Prömiyerini 2019 Cannes Film Festivali’nde yapan belgesel, Maradona’nın bilhassa Barcelona’dan Napoli’ye transfer olduktan sonraki kariyerine odaklanıyor. Maradona, o Napoli’yle öyle özdeşleşecekti ki 1990 Dünya Kupası ülkelerinde düzenlenen Napolililer, İtalya ile Arjantin eşleştiğinde Arjantin’i destekleyecekti. Sırf Maradona’nın hatrına!
Diego Maradona belgeselinin en cazip özelliğiyse, 500 saati aşkın daha önce görülmemiş görüntülerin karıştırılıp oluşturulması. Yani, aşağı yukarı 2 saat süren bu belgeselde daha önce hiç görmediğiniz Maradona görüntüleriyle karşılaşacaksınız. Sırf bu yüzden bile izlenmez mi!
In the Hands of the Gods (2007)
Adını Maradona’nın 1986 Dünya Kupası’nda İngiltere’ye karşı kaydettiği meşhur “Tanrı’nın Eli” golünden alan bu belgesel, beş İngiliz gencinin Maradona’yla tanışma çabalarını konu ediniyor. İngiltere’nin yoksul mahallelerinden çıkmış bu beş genç, sokak futboluyla uğraşıyor ve Maradona’yı bulmak için yola düşüyorlar. Bu uğurda, seyahatlerini finanse edebilmek adına, çeşitli yerlerde sokak gösterileri düzenliyorlar. Nihayetinde aralarından birkaçı Maradona’yla tanışma şansına erişiyor ancak diğer detayları, filmi izleme hevesinizi kaçırmamak adına anlatmayacağım.
Belgeselin Maradona meraklıları için en ilgi çekici yanı, onun nasıl bir idol olduğunu göstermesi olsa gerek. Düşünün; bu adam, elle gol atarak ülkenizi Dünya Kupası’ndan saf dışı bırakmış. Üstelik aynı maçta bütün savunmanızı hallaç pamuğu gibi atarak yüzyılın golünü de kaydetmiş. Ancak sizin en büyük düşünüz onunla tanışmak.

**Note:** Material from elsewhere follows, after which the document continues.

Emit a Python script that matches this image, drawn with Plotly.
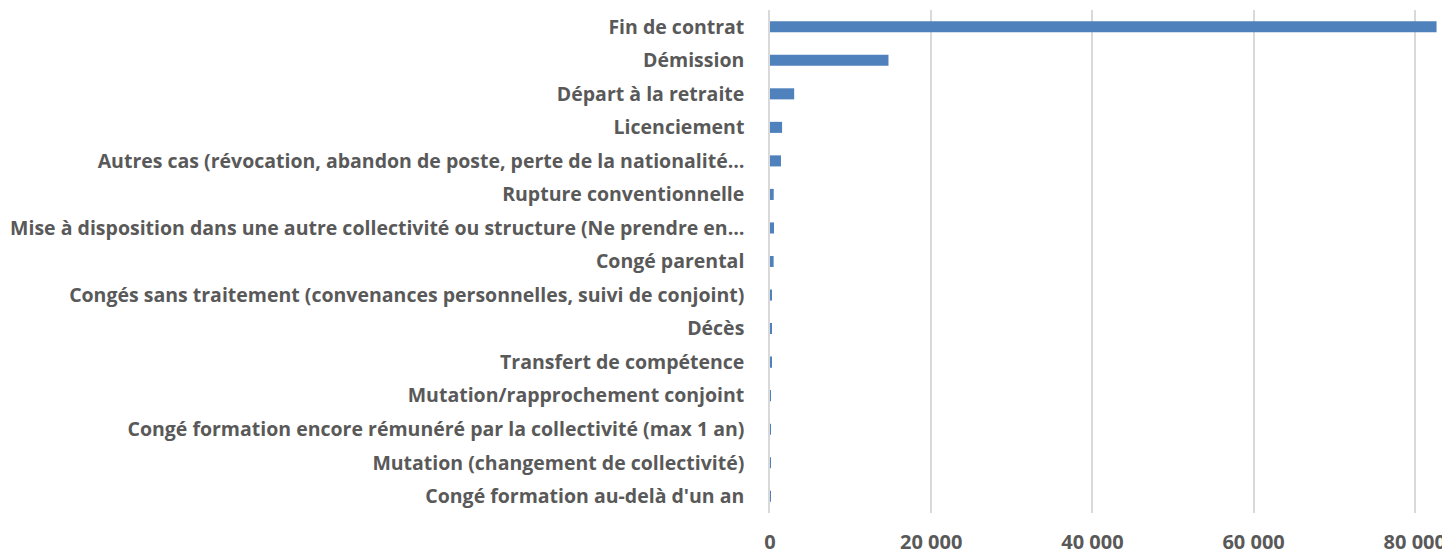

Niçin? İşte, In the Hands of the Gods her şeyden önce bu soruya cevap veriyor.
Maradona en Sinaloa (2019)
Narcos dizisini izlediyseniz, Sinaloa’yı duyunca aklınızda canlanacaklar bellidir: Silahlar, uyuşturucu ve Joaquin ‘El Chapo’ Guzman. Ancak 2018/2019 futbol sezonunda Sinaloa’da başka bir hikaye daha yazıldı ve o hikayenin yazarı Diego Armando Maradona’dan başkası değildi…
Maradona, 2018 Eylül’ünde başarısız teknik direktörlük kariyerini sürdürmek üzere Dorados de Sinaloa kulübüyle anlaştı. Bu karar herhalde epey insanı şaşırtmıştır çünkü Dorados, Meksika ikinci liginin alt sıralarına demir atmış bir takımdı. Tamam, Maradona iyi bir teknik direktör değildi ama eninde sonunda o Maradona’ydı; tarihin en büyük futbol ikonu! İşte, Netflix yapımı Maradona en Sinaloa ya da İngilizce’deki yayın adıyla Maradona in Mexico, efsanevi ismin bu ikinci lig takımıyla yaşadığı bir sezonluk serüveni anlatıyor. Yedi bölümlük, çok keyifli bir belgesel dizisi. Uyuşturucu bağımlılığından bir türlü gerçekten kurtulamamış bir efsane, uyuşturucu ticaretinin merkezlerinden birinde bir ikinci lig takımının başına geçiyor. Bundan âlâ hikaye olur mu!